Neu argumentiert Maurer aber auch, sein Geheimdienst brauche mehr Kompetenzen, um ausländische Spione abzuwehren. «Gegen zu viel Geheimdienst braucht es nicht noch mehr Geheimdienst. Sondern vielmehr Aufklärung von Firmen und Privatpersonen über die Notwendigkeit von sicherer, verschlüsselter Kommunikation», sagt der grüne Sicherheitspolitiker und Nationalrat Balthasar Glättli.

Verschwiegen haben die beiden Bundesräte, dass ihre Vorlagen eng miteinander verknüpft sind. Bei Annahme der Fernmeldegesetz-Revision könnte der Nachrichtendienst des Bundes (NDB) viel tiefer in die Privatsphäre der Menschen eindringen, als bisher bekannt ist. Das bestätigt Nils Güggi, Sprecher des Dienstes Überwachung, Post- und Fernmeldeverkehr: «Sollten die Neuerungen der Revision umgesetzt werden, dann würde auch der NDB ein Stück weit davon profitieren.»

Der Lauschangriff durch die Hintertür hat der Geheimdienst gut getarnt in seinem Bericht zum Vorentwurf des neuen NDG versteckt. Unter Artikel 22 schreibt er: «In technischer Hinsicht übernimmt der Nachrichtendienst des Bundes NDB das Verfahren gemäss Bundesgesetz vom 6. Oktober betreffend die Überwachung des Post- und Fernmeldeverkehrs (...).»

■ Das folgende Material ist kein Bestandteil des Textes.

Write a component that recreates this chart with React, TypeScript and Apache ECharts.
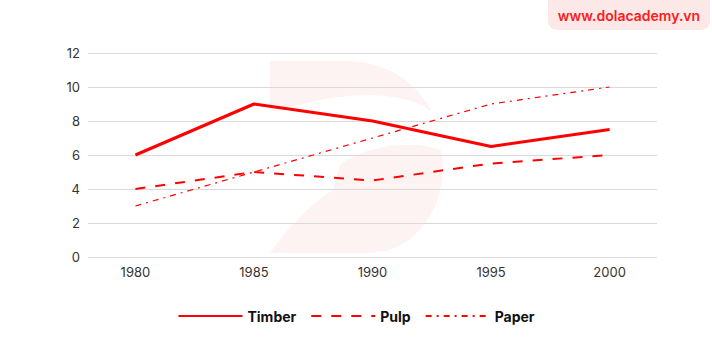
import React, { useEffect, useRef } from "react";
import * as echarts from "echarts";

const years = [1980, 1985, 1990, 1995, 2000];
const timber = [6, 9, 8, 6.5, 7.5];
const pulp = [4, 5, 4.5, 5.5, 6];
const paper = [3, 5, 7, 9, 10];
const yTicks = [0, 2, 4, 6, 8, 10, 12];

const upperD =
  "M 270 61 L 345 61 C 385 61 415 80 432 112 C 410 92 350 90 300 105 C 285 110 275 113 270 110 Z";
const lowerD =
  "M 270 253 C 290 225 315 200 333 190 L 340 165 C 360 148 410 138 441 150 C 449 190 430 235 390 250 C 370 254 350 253 340 253 Z";

echarts.graphic.registerShape("wmUpper", echarts.graphic.extendPath(upperD, {}));
echarts.graphic.registerShape("wmLower", echarts.graphic.extendPath(lowerD, {}));

const font = "Inter, 'Noto Sans', sans-serif";

export default function App() {
  const ref = useRef<HTMLDivElement>(null);
  useEffect(() => {
    document.body.style.margin = "0";
    if (!ref.current) return;
    const chart = echarts.init(ref.current, undefined, { renderer: "svg" });
    const pair = (arr: number[]) => years.map((y, i) => [y, arr[i]]);
    chart.setOption({
      animation: false,
      backgroundColor: "#ffffff",
      textStyle: { fontFamily: font },
      graphic: [
        { type: "wmUpper", x: 0, y: 0, z: -10, silent: true, style: { fill: "#fef3f3" } },
        { type: "wmLower", x: 0, y: 0, z: -10, silent: true, style: { fill: "#fef3f3" } },
        {
          type: "rect",
          shape: { x: 548, y: -10, width: 162, height: 40, r: 9 },
          style: { fill: "#fde8e8" },
          z: 10,
        },
        {
          type: "text",
          x: 629,
          y: 15,
          z: 11,
          style: {
            text: "www.dolacademy.vn",
            fill: "#ff1a1a",
            font: "600 14px " + font,
            textAlign: "center",
            textVerticalAlign: "middle",
          },
        },
      ],
      grid: { left: 88, right: 55, top: 53, bottom: 103, containLabel: false },
      xAxis: {
        type: "value",
        min: 1978,
        max: 2002,
        axisLine: { show: false },
        axisTick: { show: false },
        splitLine: { show: false },
        axisLabel: {
          customValues: years,
          margin: 8,
          color: "#333",
          fontSize: 13,
          fontFamily: font,
          formatter: (v: number) => String(v),
        },
      },
      yAxis: {
        type: "value",
        min: 0,
        max: 12,
        interval: 2,
        z: 1,
        axisLine: { show: false },
        axisTick: { show: false },
        splitLine: { lineStyle: { color: "#d9d9d9", width: 1 } },
        axisLabel: {
          customValues: yTicks,
          margin: 8,
          color: "#333",
          fontSize: 13,
          fontFamily: font,
        },
      },
      legend: {
        bottom: 32,
        left: "center",
        itemWidth: 64,
        itemHeight: 10,
        itemGap: 14,
        itemStyle: { opacity: 0 },
        textStyle: { fontSize: 14, fontWeight: "bold", color: "#111", fontFamily: font },
        data: ["Timber", "Pulp", "Paper"],
      },
      series: [
        {
          name: "Timber",
          type: "line",
          data: pair(timber),
          symbol: "none",
          lineStyle: { color: "#ff0000", width: 3 },
          itemStyle: { color: "#ff0000" },
        },
        {
          name: "Pulp",
          type: "line",
          data: pair(pulp),
          symbol: "none",
          lineStyle: { color: "#ff0000", width: 2, type: [10, 10] },
          itemStyle: { color: "#ff0000" },
        },
        {
          name: "Paper",
          type: "line",
          data: pair(paper),
          symbol: "none",
          lineStyle: { color: "#ff0000", width: 1.2, type: [6, 5, 2, 5] },
          itemStyle: { color: "#ff0000" },
        },
      ],
    });
    return () => chart.dispose();
  }, []);
  return <div ref={ref} style={{ width: 712, height: 360 }} />;
}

Im Klartext heisst dies: Der Geheimdienst stützt sich bei seinen Abhöraktionen auf das Fernmeldegesetz ab. Glättli kritisiert: «Damit wird ein Kernargument der BÜPF-Befürworter widerlegt. Sie rechtfertigen die Ausdehnung der Überwachung und die Verdoppelung der heute schon überzogenen Vorratsdatenspeicherung damit, die Daten würden nur im Falle eines Strafverfahrens herausgegeben. Faktisch sollen sie neu aber auch dem Geheimdienst zur Verfügung stehen.»

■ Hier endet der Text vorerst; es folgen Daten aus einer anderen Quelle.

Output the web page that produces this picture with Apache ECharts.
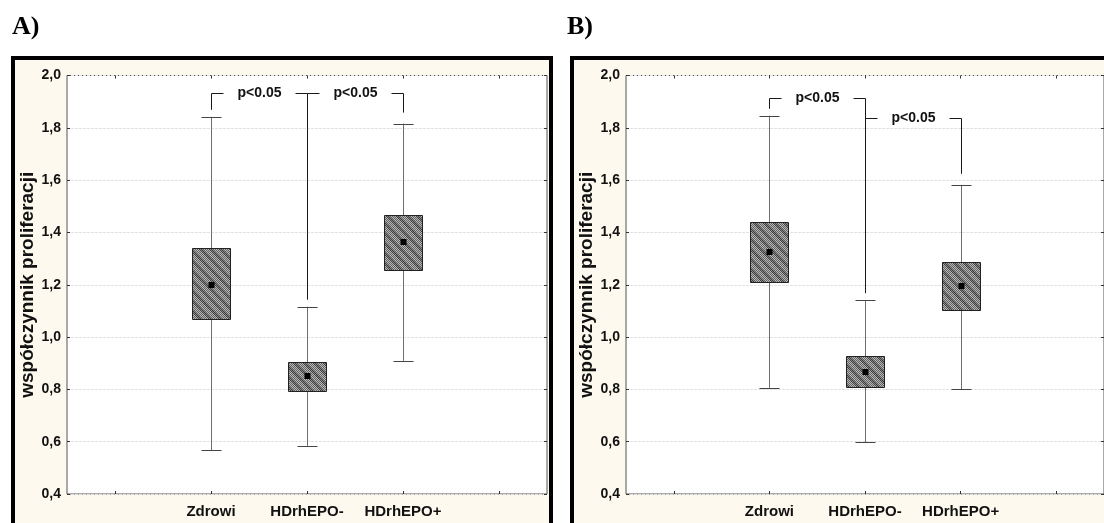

Auf folgende Massnahmen hätte der Schweizer Geheimdienst bei Annahme der Revision des Fernmeldegesetzes Zugriff:

> Auskunft über die Aktivitäten ihrer Nutzer müssen neu auch die Betreiber von Foren, Chats und Blogs geben.

> Unternehmen, die ihren Internetzugang der Öffentlichkeit zur Verfügung stellen wie z. B. Spitäler, Universitäten, Schulen, Hotels, müssen ebenfalls die Aktivitäten ihrer Nutzer bekannt geben.

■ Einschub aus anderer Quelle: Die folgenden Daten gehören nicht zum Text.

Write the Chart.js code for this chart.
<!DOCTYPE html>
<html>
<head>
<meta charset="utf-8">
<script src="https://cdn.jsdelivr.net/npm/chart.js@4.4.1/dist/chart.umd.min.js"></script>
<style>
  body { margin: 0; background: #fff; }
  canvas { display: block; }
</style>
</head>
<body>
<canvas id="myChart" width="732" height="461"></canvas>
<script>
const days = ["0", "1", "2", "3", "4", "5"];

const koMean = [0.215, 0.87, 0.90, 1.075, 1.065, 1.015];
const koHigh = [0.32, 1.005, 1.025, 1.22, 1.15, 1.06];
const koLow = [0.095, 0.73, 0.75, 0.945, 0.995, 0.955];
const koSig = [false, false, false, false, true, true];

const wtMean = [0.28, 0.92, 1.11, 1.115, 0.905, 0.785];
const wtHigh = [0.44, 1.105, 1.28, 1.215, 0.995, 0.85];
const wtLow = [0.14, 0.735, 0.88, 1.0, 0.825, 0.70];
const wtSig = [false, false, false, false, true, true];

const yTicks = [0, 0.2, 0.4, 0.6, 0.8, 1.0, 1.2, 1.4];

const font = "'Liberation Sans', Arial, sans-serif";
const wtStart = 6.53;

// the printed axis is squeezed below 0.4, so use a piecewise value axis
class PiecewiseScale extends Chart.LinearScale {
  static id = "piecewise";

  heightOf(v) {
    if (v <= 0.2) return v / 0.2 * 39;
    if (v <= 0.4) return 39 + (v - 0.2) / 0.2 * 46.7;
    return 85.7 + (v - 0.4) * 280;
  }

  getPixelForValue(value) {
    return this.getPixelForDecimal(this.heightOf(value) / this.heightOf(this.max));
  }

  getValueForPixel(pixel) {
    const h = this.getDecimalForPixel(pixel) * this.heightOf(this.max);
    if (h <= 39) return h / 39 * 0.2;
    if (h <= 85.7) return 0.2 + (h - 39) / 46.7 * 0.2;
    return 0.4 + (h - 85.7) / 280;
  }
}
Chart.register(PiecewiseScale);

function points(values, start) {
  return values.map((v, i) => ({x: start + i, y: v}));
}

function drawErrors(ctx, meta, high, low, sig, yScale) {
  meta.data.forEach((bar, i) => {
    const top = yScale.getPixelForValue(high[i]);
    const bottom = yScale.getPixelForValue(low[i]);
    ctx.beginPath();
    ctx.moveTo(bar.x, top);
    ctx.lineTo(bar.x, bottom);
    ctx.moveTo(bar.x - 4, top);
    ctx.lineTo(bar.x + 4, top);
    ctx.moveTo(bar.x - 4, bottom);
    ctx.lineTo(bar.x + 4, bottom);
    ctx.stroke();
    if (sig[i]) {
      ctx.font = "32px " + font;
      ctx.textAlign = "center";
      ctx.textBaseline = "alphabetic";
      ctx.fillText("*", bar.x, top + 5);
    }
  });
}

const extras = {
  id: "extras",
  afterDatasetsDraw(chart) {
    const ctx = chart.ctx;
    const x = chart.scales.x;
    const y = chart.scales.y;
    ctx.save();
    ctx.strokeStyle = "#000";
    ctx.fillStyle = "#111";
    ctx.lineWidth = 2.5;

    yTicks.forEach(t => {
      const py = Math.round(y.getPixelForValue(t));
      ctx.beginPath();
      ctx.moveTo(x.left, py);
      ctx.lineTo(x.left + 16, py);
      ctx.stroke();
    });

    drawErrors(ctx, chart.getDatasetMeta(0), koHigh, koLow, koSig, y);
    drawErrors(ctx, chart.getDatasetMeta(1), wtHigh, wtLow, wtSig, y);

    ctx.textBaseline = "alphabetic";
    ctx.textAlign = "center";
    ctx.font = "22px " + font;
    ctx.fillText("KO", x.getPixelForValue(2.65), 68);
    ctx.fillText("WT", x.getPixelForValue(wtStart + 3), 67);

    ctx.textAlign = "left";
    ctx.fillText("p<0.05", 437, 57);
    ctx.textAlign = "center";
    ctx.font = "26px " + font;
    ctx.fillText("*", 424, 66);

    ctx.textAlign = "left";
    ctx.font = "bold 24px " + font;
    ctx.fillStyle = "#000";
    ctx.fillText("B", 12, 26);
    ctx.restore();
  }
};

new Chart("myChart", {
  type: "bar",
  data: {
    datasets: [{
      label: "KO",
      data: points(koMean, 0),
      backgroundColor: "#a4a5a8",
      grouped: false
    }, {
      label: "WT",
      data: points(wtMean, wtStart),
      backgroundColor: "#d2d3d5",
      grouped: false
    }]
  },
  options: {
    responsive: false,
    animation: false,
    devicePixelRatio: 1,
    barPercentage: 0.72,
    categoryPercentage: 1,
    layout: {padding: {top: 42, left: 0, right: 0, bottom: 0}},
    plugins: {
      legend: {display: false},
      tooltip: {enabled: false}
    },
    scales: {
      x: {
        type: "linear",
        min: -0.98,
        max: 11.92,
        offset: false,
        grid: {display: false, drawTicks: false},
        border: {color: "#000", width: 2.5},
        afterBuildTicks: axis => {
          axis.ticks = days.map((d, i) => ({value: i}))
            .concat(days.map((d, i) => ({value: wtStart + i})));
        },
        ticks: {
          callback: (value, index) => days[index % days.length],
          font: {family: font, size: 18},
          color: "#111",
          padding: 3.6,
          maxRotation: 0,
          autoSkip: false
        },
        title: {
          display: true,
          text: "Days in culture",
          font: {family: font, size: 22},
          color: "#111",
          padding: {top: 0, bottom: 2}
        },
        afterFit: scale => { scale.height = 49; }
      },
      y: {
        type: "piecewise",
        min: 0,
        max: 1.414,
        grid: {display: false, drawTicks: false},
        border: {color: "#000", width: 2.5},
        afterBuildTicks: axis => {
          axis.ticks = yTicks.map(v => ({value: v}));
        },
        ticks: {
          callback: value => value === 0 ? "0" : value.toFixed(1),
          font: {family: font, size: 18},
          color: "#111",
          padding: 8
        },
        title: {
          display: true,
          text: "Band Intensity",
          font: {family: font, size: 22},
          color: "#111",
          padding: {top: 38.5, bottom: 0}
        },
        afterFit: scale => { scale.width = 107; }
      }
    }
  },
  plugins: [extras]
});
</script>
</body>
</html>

> Bei schweren Taten können auf die Computer oder Handys auch sogenannte Staatstrojaner platziert werden. Damit könnte man in Echtzeit verschlüsselte E-Mails und Internetgespräche mitlesen und mithören.

> Verbindungs- und Randdaten von Telefon- und E-Mail-Verkehr müssen neu statt ein halbes ein ganzes Jahr aufbewahrt werden. Diese Daten werden bei jedem Telefongespräch, bei jedem E-Mail und SMS-Austausch von jedem Bürger gespeichert – und für jedes empfangsbereite Handy wird ein genaues Bewegungsprofil gespeichert.

Brisant: Wenn von den Behörden verlangt, müssen Anbieter die Daten auch in Echtzeit liefern. Immerhin: Der NDB wie auch die Strafverfolgungsbehörden müssten für die in Echtzeit laufenden Lauschangriffe eine richterliche Bewilligung einholen.

Bundesrätin Sommaruga hat sich wegen der Verschärfung des Fernmeldegesetzes schon als «Big Sister» bezeichnet. Glättli ist dagegen nicht zum Scherzen zumute: «Bewegungsprofile und das Wissen, wann ich mit wem kommuniziere, sind sensible Daten, ihre Speicherung ein tiefer Eingriff in die Privatsphäre. In Deutschland hat das Bundesverfassungsgericht deswegen die von der EU erzwungene Vorratsdatenspeicherung als verfassungswidrig erklärt.»

Opposition gegen die geplanten Überwachungsmethoden haben bis jetzt nur die Piratenpartei der Schweiz und Jungparteien von rechts bis links angemeldet. Sie haben eine Petition gegen das neue Fernmeldegesetz lanciert. Diese findet bis jetzt aber wenig Beachtung.